En Cremisan, la familia ya perdió cuatro de los nueve olivos que tenía con la construcción de una parte del muro. En los cinco restantes siguen recogiendo aceitunas, pero con mucha dificultad por los problemas de acceso. La disminución del número de olivos sumada a que este año no ha sido bueno debido al clima, ha hecho que Issa y sus hermanos hayan producido solamente un tanque de 16 litros de aceite con la oliva recogida en octubre. Antes de que el muro fuera construido, llegaban a 20 tanques.

“Antes eran tierras vivas, ahora la gente las va abandonando poco a poco porque es complicado llegar hasta ellas y porque no sabemos si dentro de unos meses, el muro se cerrará y tampoco podremos tener acceso a ellas”, explica Issa.

Las familias tampoco pueden hacer otro camino para llegar hasta sus olivos porque las tierras se encuentran en la llamada área C de Cisjordania, es decir, bajo control militar y administrativo de Israel. De la superficie municipal de Beit Jala, un cuarto está en área C.

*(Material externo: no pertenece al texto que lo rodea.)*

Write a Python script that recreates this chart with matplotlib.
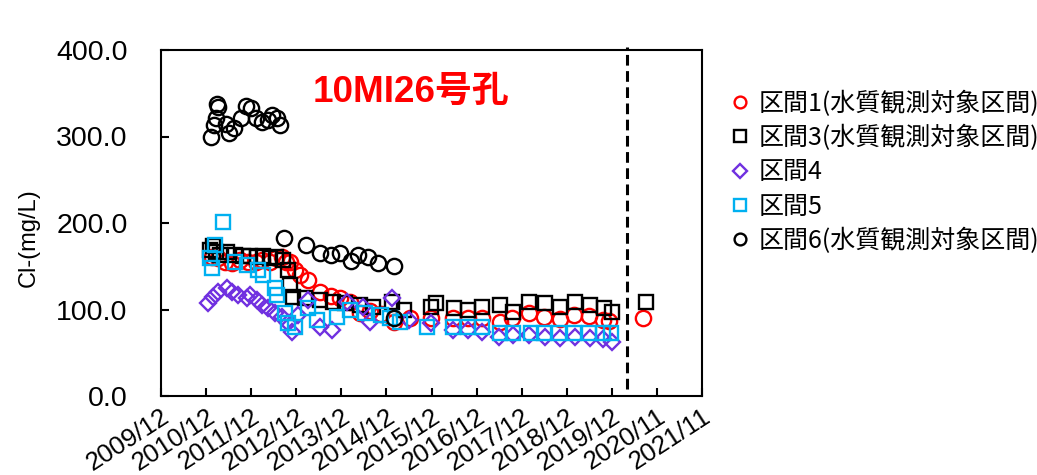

“Soy cristiano, tengo fe y quiero pensar que este muro un día caerá como han caído otros. Yo tal vez no lo vea, pero confío en que mis hijos y nietos sí”, piensa Issa en voz alta, observando la pared de hormigón desde la parte alta de Beit Jala.

En este momento, esta barrera de separación tiene unos 800 kilómetros, se extiende por Cisjordania y rodea Jerusalén. En algunos puntos de su trazado es una impresionante pared de hormigón y en otros, una valla electrificada que ha confiscado tierra palestina y ha creado de facto una nueva frontera. Pese a que la ONU y la Corte Internacional de Justicia lo han declarado ilegal, su construcción no se ha detenido y más del 80% de su trazado discurre por tierra palestina.

“La razón para privarnos de nuestras tierras es, según Israel, ‘motivos de seguridad’. Es siempre su argumento. Una frase que en el fondo no quiere decir nada. Este muro es solo una manera de quedarse con tierras que son nuestras”, afirma Issa.

Y los 17.000 habitantes de Beit Jala se sienten enjaulados. En esta zona palestina existen actualmente 23 asentamientos israelíes en los que viven más de 120.000 personas. Las colonias y el muro han cambiado totalmente la fisonomía de la región y han separado a los palestinos de Beit Jala y de la vecina Belén, de Jerusalén, ciudad situada a 10 km con la que siempre estuvieron muy ligados. Hoy en día, palestinos como los Al Shatleh necesitan un permiso israelí para ir a Jerusalén. Lo obtienen, en el mejor de los casos, en Pascua o Navidad, pero no siempre y no forzosamente para toda la familia.

“Yo decidí hace tres años que no voy más a Jerusalén”, afirma Issa. “Aunque tengas permiso llegas al retén militar israelí y te tratan como a un animal, como ganado. No puedo pasar más por eso”, afirma.

“Toda Beit Jala está en peligro. La gente se va porque estamos viviendo acorralados. Los sueños de los jóvenes, los de mis propios hijos, por ejemplo, ya no están en Palestina. Si pueden, los chicos se van a estudiar fuera y ya no vuelven”, lamenta Issa.

“Yo volveré, papá”, le responde Nicolas, su primogénito. Su padre le devuelve una sonrisa llena de orgullo y de tristeza.